In some countries, there may be mainstream tolerance or acceptance, but that doesn’t mean that the danger is gone. Due to the oppression and marginalization Queer people experience on micro and macro levels globally, a poet or translator publicly identifying as LGBTQ+ or addressing those themes in their work is still a risk. Poetry is a distinctive method of examining identity, resilience, and community, twisting language and syntax to reveal personal and universal truths, lending words to experiences a reader might have previously found isolating or difficult to express. There is a long storied history of poetry in Queer spaces being used as a tool for activism, defying erasure and championing the right to exist alongside the dominant paradigm. It’s important to allow Queer people to contribute to the narrative previously drafted about us without us.
There are, of course, plenty of Queer works published in their original languages that haven’t yet been translated into English (and if an author or translator is reading this and wants to submit a piece, we’d be thrilled to read it!). The world is also lucky to have so many incredible novels in translation that explore queerness and identity. One of our translation editors, Jacqueline Schaalje, reviewed one such novel. Novels give a reader something to chew on, a longer message to dissect and digest. Poetry, on the other hand, is urgent. It’s a meditation in an emergency. It’s easier to disperse, faster to land, and challenges preconceived notions with an immediacy, bolstered by the fact that everything— down to the choice to use a definite or indefinite article — matters in terms of meaning and impact.
I spent six months in Bolivia chronicling lesbian and feminist poetry in social justice movements and translated some individual pieces; as I dove in, I began to fully realize what great care needs to be taken with the nuance and complexity of language, especially when translating topics that can be sensitive or even perilous to discuss in a public sphere. Translating a single poem is already an enormous feat, not to mention an entire collection. I’m looking forward to seeing more translated poetry collections in the coming years, and I know we’re on the precipice of something great.
Bringing Queer voices to multiple languages allows readers to bear witness to and find affinity with the struggles and joys of what it means to be LGBTQ in different parts of the world. However, with exceptions, the makeup of the publishing industry is still largely focused on the majority (white, straight, cisgender); thus, finding published works of poetry in translation where the author or translator directly references their sexual orientation or gender identity (or that of their characters) can sometimes be a daunting task. As a Queer writer and translator myself, I take this as a personal challenge. Sappho aside, here’s a non-exhaustive round-up in no particular order:
1. Law of Conservation
Author: Mariana Spada; Translated from the Spanish by Robin Myers; Publisher: Phoneme, an imprint of Deep Vellum (2023); “Ley de conservación” Ediciones Gog y Magog (Buenos Aires, Argentina, 2019)

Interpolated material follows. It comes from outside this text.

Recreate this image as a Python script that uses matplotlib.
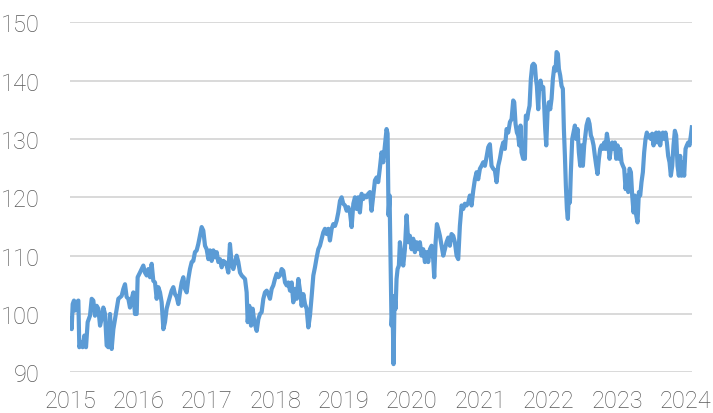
import matplotlib.pyplot as plt

# time in decimal years, index level
dates = [
    2015.015, 2015.024, 2015.039, 2015.058, 2015.073, 2015.097, 2015.122, 2015.136, 2015.161, 2015.185,
    2015.210, 2015.234, 2015.258, 2015.292, 2015.317, 2015.341, 2015.365, 2015.390, 2015.414, 2015.439,
    2015.463, 2015.487, 2015.512, 2015.536, 2015.560, 2015.585, 2015.609, 2015.634, 2015.658, 2015.682,
    2015.707, 2015.755, 2015.780, 2015.804, 2015.828, 2015.853, 2015.877, 2015.902, 2015.926, 2015.950,
    2015.975, 2015.989,
    2016.023, 2016.072, 2016.096, 2016.121, 2016.145, 2016.170, 2016.194, 2016.218, 2016.243, 2016.267,
    2016.291, 2016.316, 2016.340, 2016.365, 2016.389, 2016.413, 2016.438, 2016.486, 2016.511, 2016.535,
    2016.560, 2016.584, 2016.608, 2016.633, 2016.657, 2016.681, 2016.706, 2016.730, 2016.754, 2016.779,
    2016.803, 2016.827, 2016.852, 2016.876, 2016.900, 2016.925, 2016.949, 2016.974, 2016.998,
    2017.023, 2017.047, 2017.071, 2017.096, 2017.120, 2017.145, 2017.169, 2017.193, 2017.218, 2017.242,
    2017.266, 2017.291, 2017.315, 2017.339, 2017.364, 2017.388, 2017.413, 2017.437, 2017.461, 2017.486,
    2017.510, 2017.534, 2017.559, 2017.583, 2017.598, 2017.622, 2017.647, 2017.671, 2017.695, 2017.730,
    2017.754, 2017.778, 2017.802, 2017.827, 2017.851, 2017.876, 2017.900, 2017.924, 2017.949, 2017.973,
    2017.997,
    2018.022, 2018.046, 2018.070, 2018.095, 2018.119, 2018.144, 2018.168, 2018.192, 2018.217, 2018.241,
    2018.265, 2018.290, 2018.314, 2018.339, 2018.363, 2018.387, 2018.412, 2018.436, 2018.460, 2018.485,
    2018.509, 2018.534, 2018.558, 2018.582, 2018.607, 2018.631, 2018.655, 2018.680, 2018.704, 2018.728,
    2018.753, 2018.777, 2018.801, 2018.826, 2018.850, 2018.875, 2018.899, 2018.923, 2018.948, 2018.972,
    2018.996,
    2019.021, 2019.045, 2019.070, 2019.094, 2019.118, 2019.143, 2019.167, 2019.191, 2019.215, 2019.239,
    2019.264, 2019.288, 2019.312, 2019.337, 2019.361, 2019.386, 2019.410, 2019.434, 2019.459, 2019.483,
    2019.507, 2019.532, 2019.556, 2019.580, 2019.605, 2019.629, 2019.644, 2019.658, 2019.673, 2019.688,
    2019.702, 2019.717, 2019.731, 2019.746, 2019.761, 2019.775, 2019.790, 2019.809, 2019.824, 2019.848,
    2019.873, 2019.897, 2019.922, 2019.946, 2019.970, 2019.995,
    2020.019, 2020.043, 2020.068, 2020.092, 2020.116, 2020.141, 2020.165, 2020.190, 2020.214, 2020.238,
    2020.263, 2020.287, 2020.311, 2020.326, 2020.346, 2020.365, 2020.385, 2020.409, 2020.433, 2020.458,
    2020.482, 2020.506, 2020.531, 2020.555, 2020.579, 2020.604, 2020.628, 2020.653, 2020.677, 2020.701,
    2020.726, 2020.750, 2020.774, 2020.799, 2020.823, 2020.847, 2020.872, 2020.896, 2020.921, 2020.945,
    2020.969, 2020.994,
    2021.018, 2021.042, 2021.067, 2021.091, 2021.116, 2021.140, 2021.164, 2021.189, 2021.213, 2021.238,
    2021.262, 2021.286, 2021.311, 2021.335, 2021.359, 2021.384, 2021.408, 2021.433, 2021.457, 2021.481,
    2021.496, 2021.515, 2021.535, 2021.554, 2021.569, 2021.588, 2021.603, 2021.627, 2021.652, 2021.666,
    2021.686, 2021.700, 2021.720, 2021.739, 2021.759, 2021.778, 2021.798, 2021.813, 2021.827, 2021.847,
    2021.861, 2021.881, 2021.900, 2021.920, 2021.934, 2021.949, 2021.964, 2021.983,
    2022.003, 2022.022, 2022.042, 2022.061, 2022.081, 2022.100, 2022.115, 2022.134, 2022.149, 2022.168,
    2022.188, 2022.207, 2022.222, 2022.237, 2022.251, 2022.266, 2022.280, 2022.295, 2022.310, 2022.324,
    2022.344, 2022.363, 2022.383, 2022.402, 2022.422, 2022.441, 2022.461, 2022.480, 2022.500, 2022.519,
    2022.553, 2022.578, 2022.597, 2022.617, 2022.636, 2022.656, 2022.675, 2022.695, 2022.714, 2022.734,
    2022.753, 2022.773, 2022.792, 2022.812, 2022.831, 2022.851, 2022.870, 2022.890, 2022.909, 2022.929,
    2022.948, 2022.968, 2022.987,
    2023.007, 2023.026, 2023.046, 2023.065, 2023.085, 2023.104, 2023.124, 2023.143, 2023.163, 2023.182,
    2023.202, 2023.221, 2023.241, 2023.260, 2023.280, 2023.299, 2023.319, 2023.338, 2023.357, 2023.377,
    2023.396, 2023.416, 2023.435, 2023.455, 2023.474, 2023.494, 2023.513, 2023.533, 2023.552, 2023.572,
    2023.591, 2023.611, 2023.630, 2023.650, 2023.669, 2023.689, 2023.708, 2023.728, 2023.747, 2023.767,
    2023.786, 2023.806, 2023.825, 2023.845, 2023.864, 2023.884, 2023.903, 2023.923, 2023.942, 2023.962,
    2023.981,
    2024.001, 2024.020, 2024.040, 2024.059, 2024.079, 2024.093,
]

values = [
    99.2, 97.4, 101.7, 102.3, 100.6, 102.0, 102.3, 94.3, 95.2, 94.3,
    96.3, 94.3, 98.6, 99.7, 102.6, 102.3, 99.7, 101.4, 100.9, 98.0,
    99.2, 101.1, 100.0, 94.6, 94.3, 100.0, 94.0, 97.4, 99.1, 100.9,
    102.6, 103.1, 104.3, 105.1, 102.9, 102.6, 101.1, 102.6, 103.7, 100.0,
    100.0, 106.3,
    107.1, 108.3, 107.1, 106.6, 107.7, 106.3, 108.6, 105.7, 105.4, 102.6,
    104.6, 103.7, 102.0, 97.4, 98.6, 100.9, 102.0, 104.0, 104.6, 103.4,
    102.9, 101.7, 103.7, 105.4, 106.3, 104.3, 103.7, 106.0, 107.7, 108.9,
    109.1, 110.6, 110.9, 112.0, 113.4, 114.9, 114.3, 111.7, 111.1,
    109.4, 110.9, 109.1, 110.9, 109.7, 110.6, 108.9, 109.4, 108.0, 109.1,
    108.9, 108.3, 107.1, 112.0, 108.6, 107.7, 108.9, 110.0, 108.9, 107.1,
    106.6, 106.3, 106.0, 103.7, 98.6, 101.4, 98.0, 100.9, 98.6, 97.1,
    99.1, 100.0, 100.3, 102.6, 103.7, 104.0, 103.4, 102.6, 104.3, 104.9,
    106.0,
    106.9, 106.3, 106.6, 107.7, 107.4, 105.4, 104.9, 105.4, 104.0, 105.4,
    102.0, 104.3, 102.6, 106.0, 104.0, 101.4, 103.4, 101.7, 100.9, 97.7,
    99.7, 103.1, 106.6, 108.0, 109.7, 111.1, 111.7, 112.9, 114.0, 114.6,
    113.7, 114.6, 112.6, 114.6, 115.4, 115.1, 116.0, 117.4, 119.4, 120.0,
    118.9,
    118.6, 117.7, 118.3, 117.4, 114.9, 118.9, 120.0, 118.0, 120.0, 117.4,
    120.6, 119.7, 120.3, 120.0, 120.6, 120.9, 117.7, 120.3, 122.9, 123.4,
    122.6, 125.1, 127.7, 126.0, 128.9, 131.7, 130.9, 116.9, 120.3, 108.3,
    98.0, 100.9, 91.4, 103.1, 100.9, 106.0, 107.7, 108.3, 112.3, 110.0,
    108.3, 111.1, 116.9, 112.3, 113.4, 111.1,
    112.9, 110.6, 112.3, 111.1, 112.3, 110.0, 111.1, 108.9, 110.6, 108.9,
    111.1, 111.7, 109.4, 106.3, 112.3, 115.4, 114.6, 113.4, 111.7, 110.0,
    111.1, 112.3, 113.1, 111.7, 113.7, 113.4, 112.3, 110.0, 109.4, 115.1,
    118.6, 118.0, 118.9, 118.6, 119.1, 120.3, 118.6, 121.1, 123.1, 124.3,
    123.1, 124.9,
    125.4, 126.0, 125.4, 126.9, 128.6, 129.1, 125.4, 124.9, 124.6, 122.6,
    125.4, 126.6, 128.3, 129.4, 128.3, 131.7, 131.1, 132.9, 133.4, 136.6,
    136.3, 132.6, 131.1, 130.6, 128.9, 132.3, 127.7, 126.6, 126.6, 134.0,
    133.4, 134.6, 135.7, 140.3, 142.6, 142.9, 142.6, 140.3, 139.1, 135.1,
    139.1, 140.0, 138.6, 138.9, 135.7, 131.7, 128.9, 134.6,
    136.3, 135.1, 136.9, 140.3, 142.3, 141.7, 144.9, 144.6, 142.0, 140.9,
    139.1, 138.6, 131.7, 127.1, 122.0, 118.0, 116.3, 120.9, 119.1, 124.3,
    130.0, 131.1, 132.3, 130.0, 131.7, 127.7, 125.4, 128.9, 125.4, 128.9,
    132.3, 133.4, 132.6, 130.6, 130.0, 128.9, 127.1, 125.4, 124.0, 126.6,
    128.3, 128.9, 128.3, 129.4, 128.3, 130.9, 129.4, 126.6, 128.3, 129.4,
    128.3, 129.4, 126.6,
    128.9, 126.6, 128.3, 126.0, 125.4, 124.9, 121.4, 123.7, 120.9, 124.9,
    124.3, 120.3, 117.4, 120.3, 116.9, 115.7, 120.9, 120.3, 122.6, 124.3,
    127.7, 130.0, 131.1, 130.3, 130.6, 130.0, 130.9, 128.9, 130.6, 131.1,
    129.4, 131.1, 128.9, 130.6, 131.1, 130.0, 131.1, 129.4, 127.1, 126.0,
    123.7, 125.4, 128.9, 131.4, 130.6, 125.4, 123.7, 127.1, 123.7, 126.0,
    123.7,
    128.3, 128.9, 129.4, 128.9, 130.6, 132.0,
]

years = [2015, 2016, 2017, 2018, 2019, 2020, 2021, 2022, 2023, 2024]
year_labels = [str(y) for y in years]
y_ticks = [90, 100, 110, 120, 130, 140, 150]

plt.rcParams['font.family'] = ['Roboto', 'DejaVu Sans']

fig = plt.figure(figsize=(7.13, 4.14), dpi=100)
ax = fig.add_axes([0.0982, 0.0983, 0.8723, 0.8454])

ax.plot(dates, values, color='#5B9BD5', linewidth=3.0, solid_joinstyle='round')

ax.set_xlim(2015, 2024.095)
ax.set_ylim(90, 150)
ax.set_xticks(years)
ax.set_xticklabels(year_labels)
ax.set_yticks(y_ticks)

ax.grid(axis='y', color='#D9D9D9', linewidth=1.4)
ax.grid(axis='x', visible=False)
ax.set_axisbelow(True)
for s in ax.spines.values():
    s.set_visible(False)

ax.tick_params(length=0, colors='#595959', labelsize=17)
ax.tick_params(axis='y', pad=22)
ax.tick_params(axis='x', pad=12)
for lbl in ax.get_xticklabels() + ax.get_yticklabels():
    lbl.set_fontweight('light')

fig.savefig('out.png', dpi=100)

Aptly titled, Mariana Spada’s collection is both in conversation and at a crossroads with what it means to inhabit a trans identity when the concept of womanhood is precarious and memory is equally so. I hesitate to use phrases like “hauntingly gorgeous” but these poems warrant it. Spada explores the rites and trappings of femininity while moving through axioms and postulates that bind scientific law as we know it with the unreliability of self and the aching and often futile search for where we belong. Spada interrogates the symbiotic relationship between transformation and conservation, “the part that hates itself/ and the part you can live with/ have the same mass/ and it could float/ or sink…” This is a collection to sink your teeth into, masterfully translated by Robin Myers.
2. Life in Space
Author: Galina Rymbu; Translated from the Russian by Joan Brooks; Contributor: Eugene Ostashevsky; Publisher: Ugly Duckling Presse (2020)
In Life in Space, Galina Ryumbu employs the fallibility of memory and the intricate, intimate, infinite nature of time to interrogate gender- and sexuality-based violence and oppression as well as the propaganda and manipulation in a post-Soviet existence. Deftly translated by Joan Brooks, the poems weave the personal with the political in a manner that’s at once heartbreaking and hopeful. She plays with elements, cosmic visions, light, and shadows to an extent where the reader feels tugged on a journey through galaxies, ripping apart the time-space continuum as easily as unraveling a tapestry from a single loose thread.
3. Decapitated Poetry
Author: Ko-hua Chen; Translated from the Chinese by Wen-Chi Li and Colin Bramwell; Publisher: Seagull Books (2023)
Where to even begin with the first explicitly queer poetry collection published in Taiwan? In two major parts, like a head removed from a neck, Decapitated Poetry traverses the speculative and philosophical turmoil of the brain in contrast with the physical desires of the body against a backdrop of shifting technology. The first half consists of pieces from the author’s 1995 book, among which is the 40-some-odd-page piece from the perspective of an android/human hybrid creature. In the translators’ foreword, they discuss “the fascinating interplay between queer identity and technology.” It’s hard to define this collection in a paragraph. Give it a read.
4. Glory Hole
Author: Kim Hyun; Translated from the Korean by Archana Madhavan, Suhyun J Ahn; Publisher: Seagull Books (2022); Original title: 글로리 홀 (2014)
Much has been written about this collection, and for good reason. Calling Glory Hole a collection of poetry might be technically correct, but the book as a whole refuses to be pigeonholed into a genre. Kim Hyun uses footnotes, essays, and prose poetry, often set against a backdrop of sci-fi dystopia, to reckon with what it means to be Queer. Though the poems are often cryptic and rely heavily on external and metatextual references, pornographic elements, and eccentric puns, the expansiveness of this oft-puzzling book works in its favor.
5. Amora: Stories
Author: Natalia Borges Polesso; Translated from the Portuguese by Julia Sanches; Publisher: Amazon Crossing (2014, 2020)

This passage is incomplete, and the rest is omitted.